The Inner Light, before Quakerism
As I continued through Paul Tillich's A History of Christian Thought, I ran into this passage during a discussion of thirteenth-century theology:
[The Franciscans said that] All knowledge is in some way rooted in the knowledge of the divine within us. There is a point of identity in our soul, and this point precedes every special act of knowledge. Or, we could say that every act of knowledge—about animals, plants, bodies, astronomy, mathematics—is implicitly religious. A mathematical proposition as well as a medical discovery is religious becuase it is possible only in the power of these ultimate principles which are the uncreated divine light in the human soul.
This is the famous doctrine of the inner light, which was also used by the sectarian movements and by all the mystics during the Middle Ages and the Reformation period, and which in the last analysis underlies even the rationalism of the Enlightenment. The rationalists were all philosophers of the inner light, even though this light later on became cut off from its divine ground. (185)
Tillich goes on to oppose this view to Thomas Aquinas, but it also echoes Tillich's earlier comments about the rationality that follows ecstatic movement. If the experience of that light as something explicitly divine is lost, it's relatively easy to move directly into a rationalist view.

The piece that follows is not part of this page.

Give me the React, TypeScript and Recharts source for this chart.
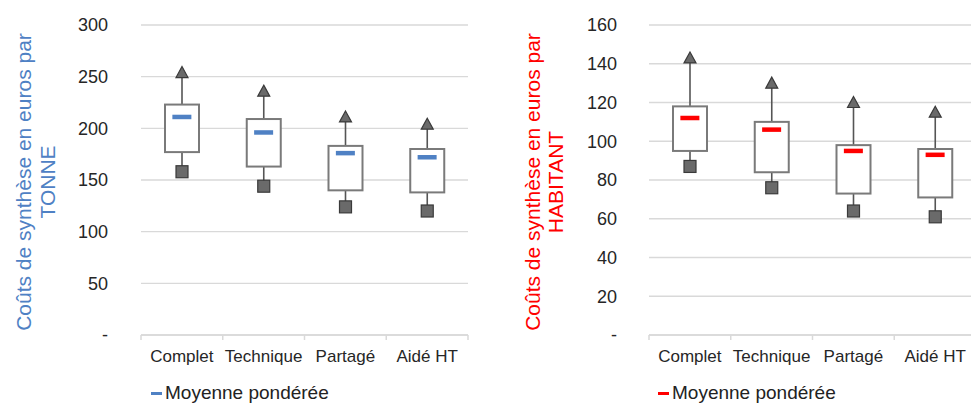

For myself, I've always felt that rationalism was broken, missing key pieces to ground itself. The most I've been willing to let pure rationality do is establish probabilities, which are highly useful but deliberately limited. I've doubted for years that 'knowledge' is something we humans compose out of knowable facts. On reading this section of Tillich's history, I can see both why I've felt that way and why I find Quakerism so amenable. I'm drawn to that light and doubtful when I don't think the light is present. The 'divine ground' seems necessary to me, however hard hyper-rationalists try to keep it out.